Our field site in the Dalbay Valley is interesting in that it has, in close proximity, two drastically different areas: the valley floor and the upper slope. The two areas differ in almost every way: plants, soil moisture, air temperature and grazing pressure, to name just a few. Using this natural divide, I can compare and contrast pollination activity in two ecologically distinct areas. As for the pollinators, there is a diverse collection of insect pollinators buzzing around: butterflies, moths, hoverflies and bumblebees, among others.

Daniel S. Song - Pulsatilla multifida, flowering.

In this beautiful backdrop, I spend my summers in northern Mongolia studying floral visual cues and pollinators. My dissertation work is divided into two parts: measuring floral and pollinator traits and monitoring pollinator visitation to flowers. The traits I am looking to measure are ones that are relevant in the act of pollinating. Take, for example, two traits I am measuring: the depth of the flower (corolla tube depth) and bumblebee tongue (proboscis) length. One reason for pollinators to visit flowers is to extract energy in the form of sugary, caloric nectar. The nectar typically sits at the base of the flower, and to reach it the bumblebee has to unfurl its tongue to taste the flower’s sweet reward. If the depth of the flower is longer than the tongue of the bumblebee, it’s unlikely that the bumblebee would visit that flower to get nectar. Corolla tube depth can, in an overly simplistic case, explain why certain bumblebees visit, or do not visit, certain flowers.

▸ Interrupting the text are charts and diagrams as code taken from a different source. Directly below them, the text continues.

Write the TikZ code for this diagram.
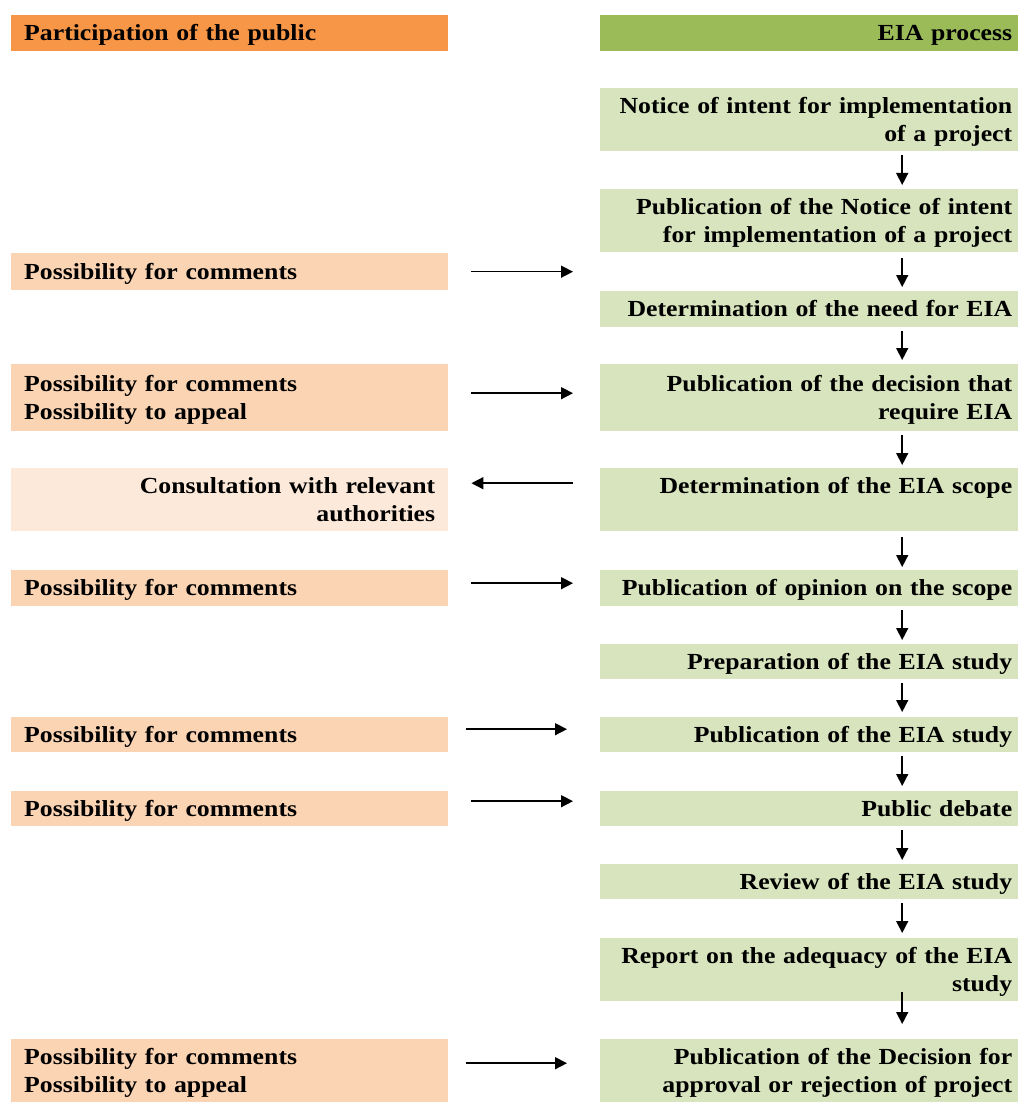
\documentclass[tikz,border=0pt]{standalone}
\usepackage{fontspec}
\setmainfont{Liberation Serif}[FakeStretch=1.12]
\usetikzlibrary{arrows.meta}
\definecolor{hdrorange}{HTML}{F79646}
\definecolor{hdrgreen}{HTML}{9BBB59}
\definecolor{lgreen}{HTML}{D7E4BD}
\definecolor{peach}{HTML}{FBD4B4}
\definecolor{lpeach}{HTML}{FDE9D9}
\DeclareRobustCommand\myboxfont{\fontsize{23}{28}\selectfont\bfseries\spaceskip=3.5pt plus 1pt minus 1pt\relax}
\tikzset{
  base/.style={rectangle, draw=none, inner ysep=0pt, anchor=north west, font=\myboxfont,
    execute at begin node={\rule{0pt}{21pt}},
    execute at end node={\rule[-6pt]{0pt}{6pt}}},
  rbox/.style={base, fill=lgreen, inner xsep=6pt, text width=406pt, align=right, minimum width=418pt},
  lbox/.style={base, fill=peach, inner xsep=13pt, text width=411pt, align=left, minimum width=437pt},
  lboxr/.style={lbox, fill=lpeach, align=right},
  hdrl/.style={lbox, fill=hdrorange},
  hdrr/.style={rbox, fill=hdrgreen},
  arr/.style={-{Triangle[length=12pt,width=12pt]}, line width=1.5pt, black},
}
\begin{document}
\begin{tikzpicture}[x=1pt,y=-1pt]
\useasboundingbox (0,0) rectangle (1018,1102);
% headers
\node[hdrl, minimum height=36pt] (hl) at (11,15) {Participation of the public};
\node[hdrr, minimum height=36pt] (hr) at (600,15) {EIA process};
% EIA process column
\node[rbox, minimum height=63pt] (r1) at (600,88) {Notice of intent for implementation\\of a project};
\node[rbox, minimum height=63pt] (r2) at (600,189) {Publication of the Notice of intent\\for implementation of a project};
\node[rbox, minimum height=36pt] (r3) at (600,291) {Determination of the need for EIA};
\node[rbox, minimum height=67pt] (r4) at (600,364) {Publication of the decision that\\require EIA};
\node[rbox, minimum height=63pt] (r5) at (600,468) {Determination of the EIA scope\\\mbox{}};
\node[rbox, minimum height=36pt] (r6) at (600,570) {Publication of opinion on the scope};
\node[rbox, minimum height=35pt] (r7) at (600,644) {Preparation of the EIA study};
\node[rbox, minimum height=35pt] (r8) at (600,717) {Publication of the EIA study};
\node[rbox, minimum height=35pt] (r9) at (600,791) {Public debate};
\node[rbox, minimum height=35pt] (r10) at (600,864) {Review of the EIA study};
\node[rbox, minimum height=63pt] (r11) at (600,938) {Report on the adequacy of the EIA\\study};
\node[rbox, minimum height=63pt] (r12) at (600,1039) {Publication of the Decision for\\approval or rejection of project};
% public column
\node[lbox, minimum height=37pt] (l1) at (11,253) {Possibility for comments};
\node[lbox, minimum height=67pt] (l2) at (11,364) {Possibility for comments\\Possibility to appeal};
\node[lboxr, minimum height=63pt] (l3) at (11,468) {Consultation with relevant\\authorities};
\node[lbox, minimum height=36pt] (l4) at (11,570) {Possibility for comments};
\node[lbox, minimum height=35pt] (l5) at (11,717) {Possibility for comments};
\node[lbox, minimum height=35pt] (l6) at (11,791) {Possibility for comments};
\node[lbox, minimum height=63pt] (l7) at (11,1039) {Possibility for comments\\Possibility to appeal};
% vertical arrows
\draw[arr, shorten <=4pt, shorten >=4pt] ([xshift=93pt]r1.south) -- ([xshift=93pt]r2.north);
\draw[arr, shorten <=6pt, shorten >=4pt] ([xshift=93pt]r2.south) -- ([xshift=93pt]r3.north);
\draw[arr, shorten <=4pt, shorten >=4pt] ([xshift=93pt]r3.south) -- ([xshift=93pt]r4.north);
\draw[arr, shorten <=4pt, shorten >=3pt] ([xshift=93pt]r4.south) -- ([xshift=93pt]r5.north);
\draw[arr, shorten <=6pt, shorten >=3pt] ([xshift=93pt]r5.south) -- ([xshift=93pt]r6.north);
\draw[arr, shorten <=4pt, shorten >=4pt] ([xshift=93pt]r6.south) -- ([xshift=93pt]r7.north);
\draw[arr, shorten <=4pt, shorten >=5pt] ([xshift=93pt]r7.south) -- ([xshift=93pt]r8.north);
\draw[arr, shorten <=4pt, shorten >=5pt] ([xshift=93pt]r8.south) -- ([xshift=93pt]r9.north);
\draw[arr, shorten <=4pt, shorten >=4pt] ([xshift=93pt]r9.south) -- ([xshift=93pt]r10.north);
\draw[arr, shorten <=4pt, shorten >=5pt] ([xshift=93pt]r10.south) -- ([xshift=93pt]r11.north);
\draw[arr, shorten <=-9pt, shorten >=15pt] ([xshift=93pt]r11.south) -- ([xshift=93pt]r12.north);
% horizontal arrows
\draw[arr, shorten <=23pt, shorten >=27pt] (l1.east) -- (l1.east -| r3.west);
\draw[arr, shorten <=23pt, shorten >=27pt] ([yshift=4.5pt]l2.east) -- ([yshift=4.5pt]r4.west);
\draw[arr, shorten <=27pt, shorten >=23pt] ([yshift=16.5pt]r5.west) -- ([yshift=16.5pt]l3.east);
\draw[arr, shorten <=23pt, shorten >=27pt] ([yshift=5pt]l4.east) -- ([yshift=5pt]r6.west);
\draw[arr, shorten <=18pt, shorten >=33pt] ([yshift=5.5pt]l5.east) -- ([yshift=5.5pt]r8.west);
\draw[arr, shorten <=23pt, shorten >=27pt] ([yshift=7.5pt]l6.east) -- ([yshift=7.5pt]r9.west);
\draw[arr, shorten <=18pt, shorten >=33pt] ([yshift=7.5pt]l7.east) -- ([yshift=7.5pt]r12.west);
\end{tikzpicture}
\end{document}
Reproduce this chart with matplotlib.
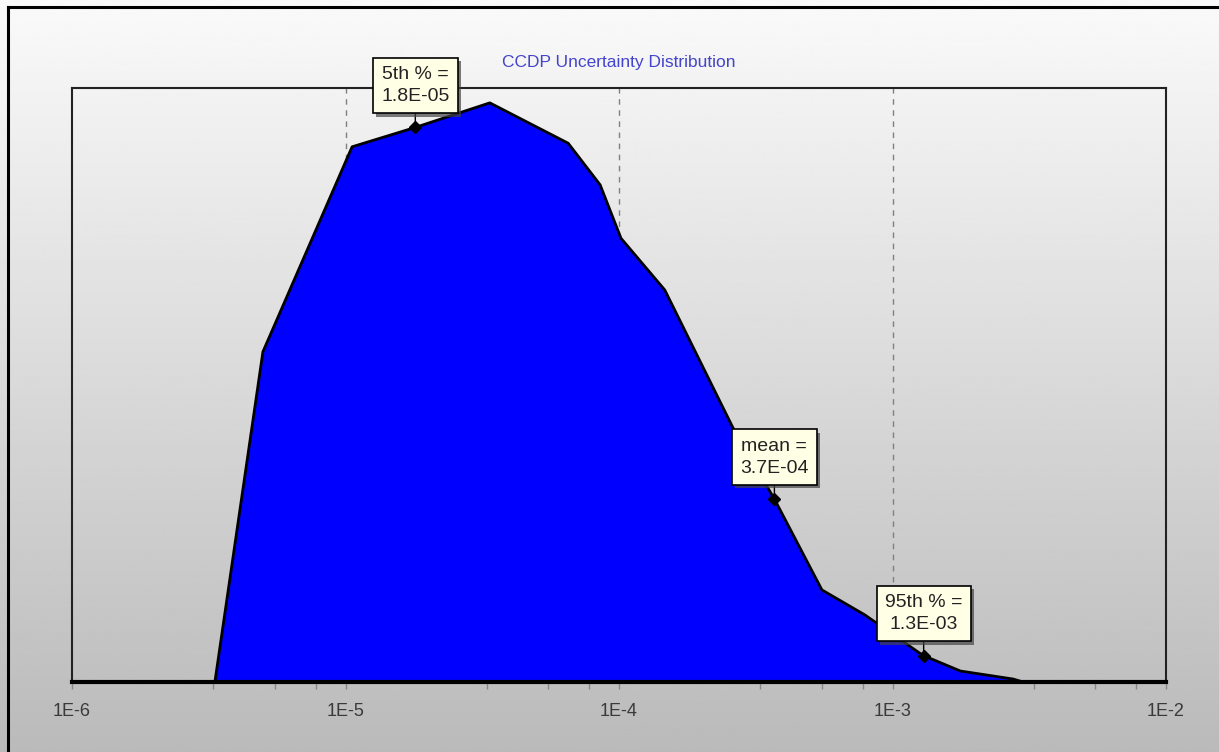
import numpy as np
import matplotlib
matplotlib.use("Agg")
import matplotlib.pyplot as plt
import matplotlib.patheffects as pe
from matplotlib.lines import Line2D

plt.rcParams["font.family"] = ["Liberation Sans", "DejaVu Sans"]

# CCDP values (log-spaced) and relative frequency
ccdp = [1.0e-6, 3.33e-6, 4.99e-6, 1.057e-5, 1.81e-5, 3.37e-5, 6.52e-5, 8.53e-5,
        1.017e-4, 1.47e-4, 2.61e-4, 3.72e-4, 5.52e-4, 7.92e-4, 1.29e-3,
        1.77e-3, 2.76e-3, 3.0e-3, 1.0e-2]
freq = [0.0, 0.0, 0.556, 0.901, 0.934, 0.975, 0.907, 0.837,
        0.747, 0.660, 0.428, 0.306, 0.155, 0.113, 0.045,
        0.0185, 0.005, 0.0, 0.0]

stat_names = ["5th % =", "mean =", "95th % ="]
stat_vals = [1.8e-5, 3.7e-4, 1.3e-3]
stat_text = ["1.8E-05", "3.7E-04", "1.3E-03"]

title = "CCDP Uncertainty Distribution"
major_ticks = [1e-6, 1e-5, 1e-4, 1e-3, 1e-2]
major_labels = ["1E-6", "1E-5", "1E-4", "1E-3", "1E-2"]

fig = plt.figure(figsize=(12.19, 7.52), dpi=100)

# gradient background over the whole figure
bg = fig.add_axes([0, 0, 1, 1], zorder=-10)
grad = np.linspace(0.98, 0.73, 256).reshape(-1, 1)
bg.imshow(grad, aspect="auto", cmap="gray", vmin=0, vmax=1, extent=[0, 1, 0, 1])
bg.set_axis_off()

# outer frame (top and left only visible)
fig.add_artist(Line2D([8 / 1219, 8 / 1219], [0, 1 - 7 / 752], color="black", lw=2.2,
                      transform=fig.transFigure))
fig.add_artist(Line2D([8 / 1219, 1], [1 - 7 / 752, 1 - 7 / 752], color="black", lw=2.2,
                      transform=fig.transFigure))

ax = fig.add_axes([72 / 1219, 1 - 682 / 752, 1094 / 1219, 594 / 752])
ax.set_facecolor("none")
ax.set_xscale("log")
ax.set_xlim(1e-6, 1e-2)
ax.set_ylim(0, 1.0)

for g in major_ticks[1:-1]:
    ax.axvline(g, color="#808080", lw=1, ls=(0, (4, 4)), zorder=1)

ax.fill_between(ccdp, freq, 0, color="#0000FF", zorder=2, lw=0)
ax.plot(ccdp, freq, color="black", lw=2, zorder=3, solid_joinstyle="round")

for s in ["top", "left", "right"]:
    ax.spines[s].set_linewidth(1.5)
    ax.spines[s].set_color("#222222")
ax.spines["bottom"].set_linewidth(3)
ax.spines["bottom"].set_color("black")
ax.spines["bottom"].set_zorder(4)

ax.set_yticks([])
ax.set_xticks(major_ticks)
ax.set_xticklabels(major_labels)
minor = []
for d in range(-6, -2):
    for f in (0.516, 0.742, 0.892):
        minor.append(10 ** (d + f))
ax.set_xticks(minor, minor=True)
ax.tick_params(axis="x", which="both", direction="out", length=5, width=1,
               color="#888888", labelsize=13, labelcolor="#3a3a3a", pad=10)
ax.tick_params(axis="x", which="minor", labelbottom=False)

ax.text(0.5, 1 + 26 / 594, title, transform=ax.transAxes, ha="center", va="center",
        color="#4444CC", fontsize=12.5)

lx = np.log10(ccdp)
for name, val, txt in zip(stat_names, stat_vals, stat_text):
    yv = np.interp(np.log10(val), lx, freq)
    ax.plot([val], [yv], marker="D", color="black", ms=6, zorder=6)
    ann = ax.annotate(name + "\n" + txt, xy=(val, yv), xytext=(0, 42),
                      textcoords="offset pixels", ha="center", va="center",
                      fontsize=14, linespacing=1.4, zorder=7, color="#222222",
                      bbox=dict(boxstyle="square,pad=0.42", fc="#FFFFE6", ec="black", lw=1.2),
                      arrowprops=dict(arrowstyle="-", color="black", lw=1,
                                      shrinkA=0, shrinkB=0))
    ann.get_bbox_patch().set_path_effects([
        pe.SimplePatchShadow(offset=(2.5, -2.5), shadow_rgbFace="#444444", alpha=0.7),
        pe.Normal()])

fig.savefig("out.png", dpi=100)
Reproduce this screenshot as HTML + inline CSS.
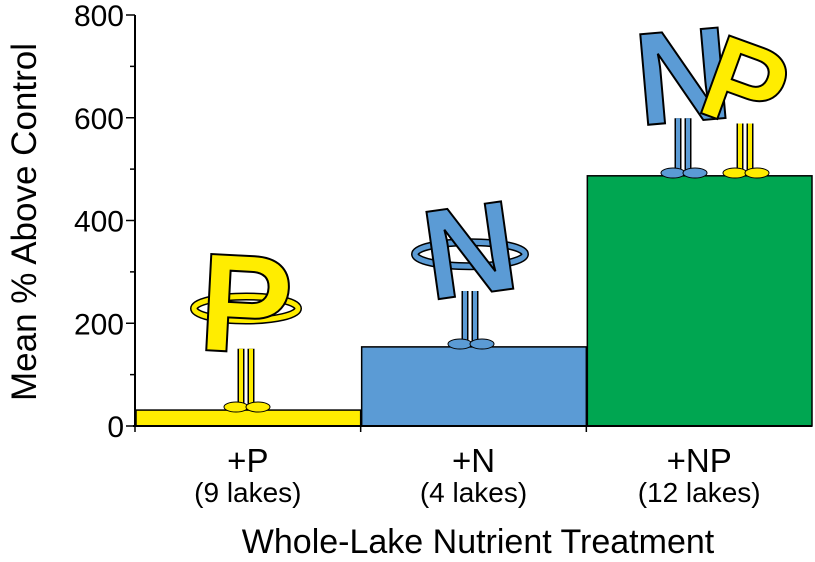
<!DOCTYPE html>
<html><head><meta charset="utf-8"><style>
body{margin:0;background:#fff;width:815px;height:562px;overflow:hidden}
svg{display:block}
text{font-family:"Liberation Sans",Arial,sans-serif}
</style></head><body>
<svg id="chart" width="815" height="562">
<g id="cartoons"></g>
</svg>
<script>
const categories=["+P","+N","+NP"];
const lakes=["(9 lakes)","(4 lakes)","(12 lakes)"];
const values=[31,154,487];
const colors=["#ffed00","#5b9bd5","#00a651"];
const yTicks=[0,200,400,600,800];
const yMinor=[100,300,500,700];
const NS="http://www.w3.org/2000/svg";
const svg=document.getElementById('chart');
const X0=135,X1=812,Y0=426,Y1=15,YMAX=800;
const y=v=>Y0-(v/YMAX)*(Y0-Y1);
const bw=(X1-X0)/categories.length;
const x=i=>X0+i*bw;
function mk(t,a,p){const e=document.createElementNS(NS,t);for(const k in a)e.setAttribute(k,a[k]);(p||svg).appendChild(e);return e;}
values.forEach((v,i)=>{
 const r=mk('rect',{x:x(i)+1,y:y(v),width:bw-1,height:Y0-y(v),fill:colors[i],stroke:'#000','stroke-width':1.5});
 
 
 const t=mk('text',{x:x(i)+bw/2,y:472,'text-anchor':'middle','font-size':33});t.textContent=categories[i];
 
 
 const t2=mk('text',{x:x(i)+bw/2,y:502,'text-anchor':'middle','font-size':28});t2.textContent=lakes[i];
 
 
 if(i>0){mk('line',{x1:x(i),x2:x(i),y1:Y0,y2:Y0+6,stroke:'#000','stroke-width':1.5});}
});
const ax=mk('line',{x1:X0,x2:X0,y1:Y1,y2:Y0,stroke:'#000','stroke-width':2});

const bx=mk('line',{x1:X0-2,x2:X1,y1:Y0,y2:Y0,stroke:'#000','stroke-width':2});

mk('line',{x1:X0,x2:X0,y1:Y0,y2:Y0+6,stroke:'#000','stroke-width':1.5});
yTicks.forEach(v=>{
 mk('line',{x1:X0-9,x2:X0,y1:y(v),y2:y(v),stroke:'#000','stroke-width':1.5});
 const t=mk('text',{x:X0-11,y:y(v)+11,'text-anchor':'end','font-size':30});t.textContent=v;
 
});
yMinor.forEach(v=>mk('line',{x1:X0-5,x2:X0,y1:y(v),y2:y(v),stroke:'#000','stroke-width':1.5}));
const yt=mk('text',{x:0,y:0,transform:'translate(36,222) rotate(-90)','text-anchor':'middle','font-size':35});
yt.textContent='Mean % Above Control';
const xt=mk('text',{x:478,y:553,'text-anchor':'middle','font-size':34});
xt.textContent='Whole-Lake Nutrient Treatment';
const g=document.getElementById('cartoons');
svg.appendChild(g);
function letter(ch,cx,base,h,fill,rot,arms){
 const grp=mk('g',{transform:`translate(${cx},${base})`},g);
 [-5,5].forEach(dx=>{
  mk('line',{x1:dx,y1:-h*0.35,x2:dx,y2:-3,stroke:'#000','stroke-width':7},grp);
  mk('line',{x1:dx,y1:-h*0.35,x2:dx,y2:-3,stroke:fill,'stroke-width':4},grp);
 });
 mk('ellipse',{cx:-10,cy:-3,rx:12,ry:5,fill:fill,stroke:'#000'},grp);
 mk('ellipse',{cx:12,cy:-3,rx:12,ry:5,fill:fill,stroke:'#000'},grp);
 if(arms){mk('ellipse',{cx:0,cy:-h*0.58,rx:arms,ry:12,fill:'none',stroke:'#000','stroke-width':8},grp);
  mk('ellipse',{cx:0,cy:-h*0.58,rx:arms,ry:12,fill:'none',stroke:fill,'stroke-width':5},grp);}
 const t=mk('text',{x:0,y:-h*0.33,'text-anchor':'middle','font-size':h*0.8,'font-weight':'bold',stroke:'#000','stroke-width':2,transform:`rotate(${rot} 0 ${-h*0.6})`},grp);
 t.setAttribute('style','fill:'+fill);
 t.textContent=ch;
}
letter('P',246,410,175,'#ffed00',3,52);
letter('N',470,347,160,'#5b9bd5',-8,55);
letter('N',683,176,165,'#5b9bd5',-5,0);
letter('P',745,176,150,'#ffed00',20,0);
</script>
</body></html>
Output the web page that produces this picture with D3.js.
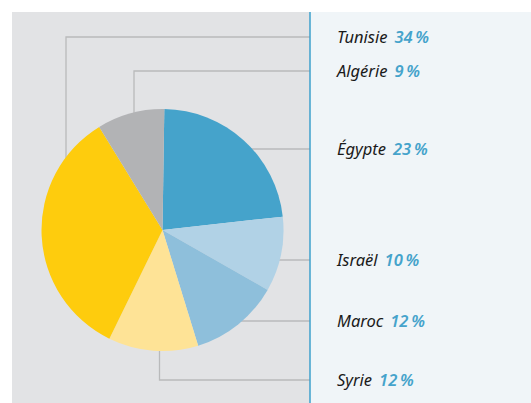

What connects the floral traits and the pollinator traits to each other is the monitoring of pollinator visitation to the flowers. The observations are painstaking and tedious but provide the key to the lock. I set up several four-square-meter plots upslope and on the valley floor to monitor pollinator visitation and flower production daily. Recording pollinator visitation to the flowers allows us to link their respective traits. This allows us to see if any repeating patterns emerge, as in the example with the corolla depth and proboscis: longer-tongued bees exclusively visit deeper flower tubes.

I will spend a full 11 summer weeks at the field site to capture the beginning and end of pollination activity as well as flower production. As the climate changes, plant and animal communities may respond in unpredictable ways. Natural pollination services (involving both the flower and pollinator) need to be studied now to anticipate how one of our most precious natural commodities will be affected.